Quand il détourne habilement la contrebasse de 'Somewhere Over The Rainbow', lui adjoignant simplement une batterie lancinante, quelques notes de piano et un soupçon de saxophone, le résultat est délicieux. Quand il sort de nulle part une mélodie d'accordéon cafardeuse, on frissonne... En une poignée de mesures, Xczircles parvient à installer une ambiance puis à la détourner habilement, sans qu'on s'y attende, à la faveur d'une subtile variation de lumière. Du coup, si "The Purge" est un vrai album d'atmosphères qui privilégie clairement les rythmes posés et l'introspection, il sait se montrer constamment différent et sombre rarement dans la monotonie (tout juste notera-t-on une demi-douzaine de titres passe-partout en cours de route), profitant adroitement de la briéveté de ses différents passages.

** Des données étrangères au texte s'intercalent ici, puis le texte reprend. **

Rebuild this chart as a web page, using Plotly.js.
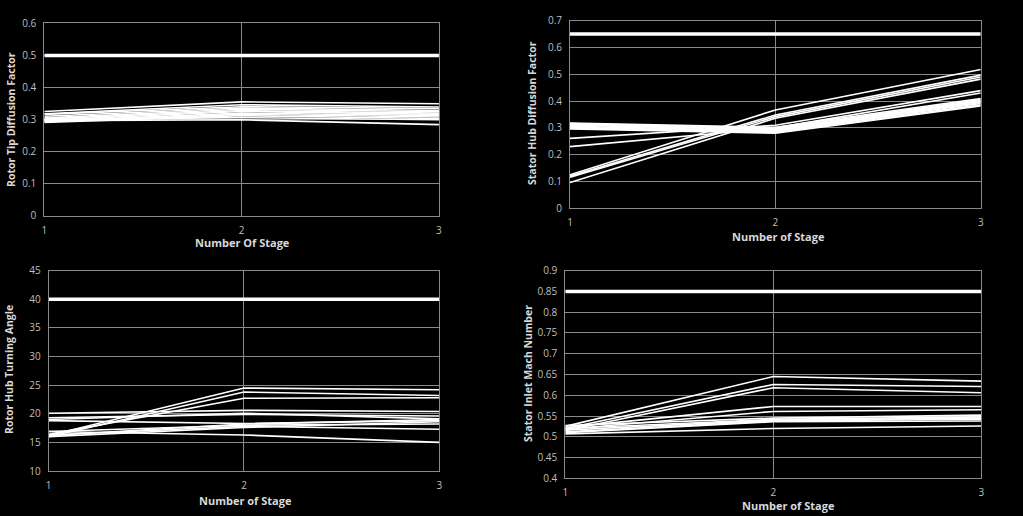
<!DOCTYPE html>
<html>
<head>
<meta charset="utf-8">
<script src="https://cdn.plot.ly/plotly-3.0.1.min.js"></script>
<style>html,body{margin:0;padding:0;background:#000;}#chart{width:1023px;height:516px;}</style>
</head>
<body>
<div id="chart"></div>
<script>
// Stage numbers (x axis)
const stages = [1, 2, 3];

// Panel 1: Rotor Tip Diffusion Factor
const rotorTipLimit = [0.5, 0.5, 0.5];
const rotorTipSeries = [
  [0.325, 0.355, 0.349],
  [0.318, 0.346, 0.339],
  [0.316, 0.340, 0.334],
  [0.310, 0.336, 0.328],
  [0.305, 0.332, 0.324],
  [0.302, 0.328, 0.320],
  [0.298, 0.325, 0.316],
  [0.295, 0.320, 0.312],
  [0.293, 0.316, 0.308],
  [0.291, 0.312, 0.303],
  [0.300, 0.306, 0.299],
  [0.296, 0.299, 0.284]
];

// Panel 2: Stator Hub Diffusion Factor
const statorHubLimit = [0.65, 0.65, 0.65];
const statorHubSeries = [
  [0.125, 0.367, 0.518],
  [0.120, 0.348, 0.497],
  [0.116, 0.342, 0.490],
  [0.096, 0.336, 0.482],
  [0.261, 0.310, 0.439],
  [0.230, 0.300, 0.430],
  [0.318, 0.302, 0.410],
  [0.316, 0.298, 0.406],
  [0.313, 0.295, 0.402],
  [0.310, 0.292, 0.399],
  [0.306, 0.289, 0.395],
  [0.302, 0.286, 0.391],
  [0.299, 0.283, 0.386],
  [0.296, 0.280, 0.382]
];

// Panel 3: Rotor Hub Turning Angle
const rotorHubLimit = [40, 40, 40];
const rotorHubSeries = [
  [16.2, 24.5, 24.2],
  [16.0, 23.8, 23.2],
  [16.4, 22.7, 22.8],
  [20.1, 20.6, 20.4],
  [19.3, 19.9, 19.6],
  [19.0, 20.1, 19.1],
  [18.8, 18.3, 18.8],
  [16.9, 18.0, 18.2],
  [16.3, 17.8, 17.3],
  [16.0, 17.6, 18.6],
  [16.9, 16.3, 15.0],
  [16.2, 18.2, 19.0]
];

// Panel 4: Stator Inlet Mach Number
const statorMachLimit = [0.85, 0.85, 0.85];
const statorMachSeries = [
  [0.525, 0.645, 0.634],
  [0.520, 0.626, 0.621],
  [0.515, 0.618, 0.606],
  [0.522, 0.573, 0.573],
  [0.518, 0.561, 0.565],
  [0.527, 0.545, 0.552],
  [0.520, 0.542, 0.548],
  [0.516, 0.540, 0.545],
  [0.512, 0.538, 0.542],
  [0.510, 0.536, 0.538],
  [0.507, 0.520, 0.526]
];

// Axis texts
const xTitles = ['Number Of Stage', 'Number of Stage', 'Number of Stage', 'Number of Stage'];
const yTitles = ['Rotor Tip Diffusion Factor', 'Stator Hub Diffusion Factor', 'Rotor Hub Turning Angle', 'Stator Inlet Mach Number'];
const yRanges = [[0, 0.6], [0, 0.7], [10, 45], [0.4, 0.9]];
const yDtick = [0.1, 0.1, 5, 0.05];

const panels = [
  {series: rotorTipSeries, limit: rotorTipLimit},
  {series: statorHubSeries, limit: statorHubLimit},
  {series: rotorHubSeries, limit: rotorHubLimit},
  {series: statorMachSeries, limit: statorMachLimit}
];

const W = 1023, H = 516;
const xDomains = [[0.0433, 0.4291], [0.5572, 0.9587], [0.0476, 0.4294], [0.5526, 0.9592]];
const yDomains = [[0.582, 0.9548], [0.5963, 0.9599], [0.0872, 0.4754], [0.0731, 0.4754]];
// title positions in pixels (centre)
const xTitlePos = [[242, 243], [778, 237], [245, 500], [788, 505]];
const yTitlePos = [[11, 120], [532, 113], [9, 370], [528, 374]];

const traces = [];
const annotations = [];
const layout = {
  width: W, height: H,
  paper_bgcolor: '#000', plot_bgcolor: '#000',
  margin: {l: 0, r: 0, t: 0, b: 0},
  showlegend: false,
  font: {family: 'Open Sans, Liberation Sans, sans-serif', color: '#d9d9d9', size: 10}
};

const gridCol = '#8a8a8a';
panels.forEach((p, i) => {
  const xa = i === 0 ? 'x' : 'x' + (i + 1);
  const ya = i === 0 ? 'y' : 'y' + (i + 1);
  p.series.forEach(s => {
    traces.push({x: stages, y: s, xaxis: xa, yaxis: ya, type: 'scatter', mode: 'lines',
      line: {color: '#ffffff', width: 1.6}, hoverinfo: 'skip'});
  });
  traces.push({x: stages, y: p.limit, xaxis: xa, yaxis: ya, type: 'scatter', mode: 'lines',
    line: {color: '#ffffff', width: 3.5}, hoverinfo: 'skip'});
  const xKey = i === 0 ? 'xaxis' : 'xaxis' + (i + 1);
  const yKey = i === 0 ? 'yaxis' : 'yaxis' + (i + 1);
  layout[xKey] = {
    domain: xDomains[i], anchor: ya, range: [1, 3], tickvals: stages, ticktext: stages.map(String),
    showgrid: true, gridcolor: gridCol, gridwidth: 1, zeroline: false,
    showline: true, linecolor: gridCol, linewidth: 1, mirror: true, ticks: '',
    ticklabelstandoff: 5,
    tickfont: {size: 10, color: '#bfbfbf'}
  };
  layout[yKey] = {
    domain: yDomains[i], anchor: xa, range: yRanges[i], dtick: yDtick[i], tick0: yRanges[i][0],
    showgrid: true, gridcolor: gridCol, gridwidth: 1, zeroline: false,
    showline: true, linecolor: gridCol, linewidth: 1, mirror: true, ticks: '',
    ticklabelstandoff: 5,
    tickfont: {size: 10, color: '#bfbfbf'}
  };
  annotations.push({text: '<b>' + xTitles[i] + '</b>', xref: 'paper', yref: 'paper',
    x: xTitlePos[i][0] / W, y: 1 - xTitlePos[i][1] / H, xanchor: 'center', yanchor: 'middle',
    showarrow: false, font: {size: 11, color: '#d9d9d9'}});
  annotations.push({text: '<b>' + yTitles[i] + '</b>', xref: 'paper', yref: 'paper', textangle: -90,
    x: yTitlePos[i][0] / W, y: 1 - yTitlePos[i][1] / H, xanchor: 'center', yanchor: 'middle',
    showarrow: false, font: {size: 10.5, color: '#d9d9d9'}});
});
layout.annotations = annotations;

Plotly.newPlot('chart', traces, layout, {staticPlot: true});
</script>
</body>
</html>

Eclairée par quelques moments de grâce, cet album instrumental atypique installe en tout cas définitivement Xczircles dans la shortlist des producteurs les plus doués d'une scène west coast underground toujours aussi foisonnante. "The Purge" s'écoute comme un voyage à l'intérieur de cet esprit ténébreux mais vagabond qui a su mettre en musique ses démons et ses passions. Xczircles signe là sans l'ombre d'un doute l'un des projets les plus réussis de ce début d'année (par ailleurs un peu morose). Sachant qu'il compte sortir ces jours-ci "Overpass Café" le second LP des Sons of Mammal (après le réussi "Memory Burn") et qu'il travaille actuellement sur le prochain Escape Artists et sur un autre projet solo, gageons que cette année devrait permettre au camp E.A. de sortir des coulisses pour prendre un peu plus la lumière. On ne s'en plaindra pas.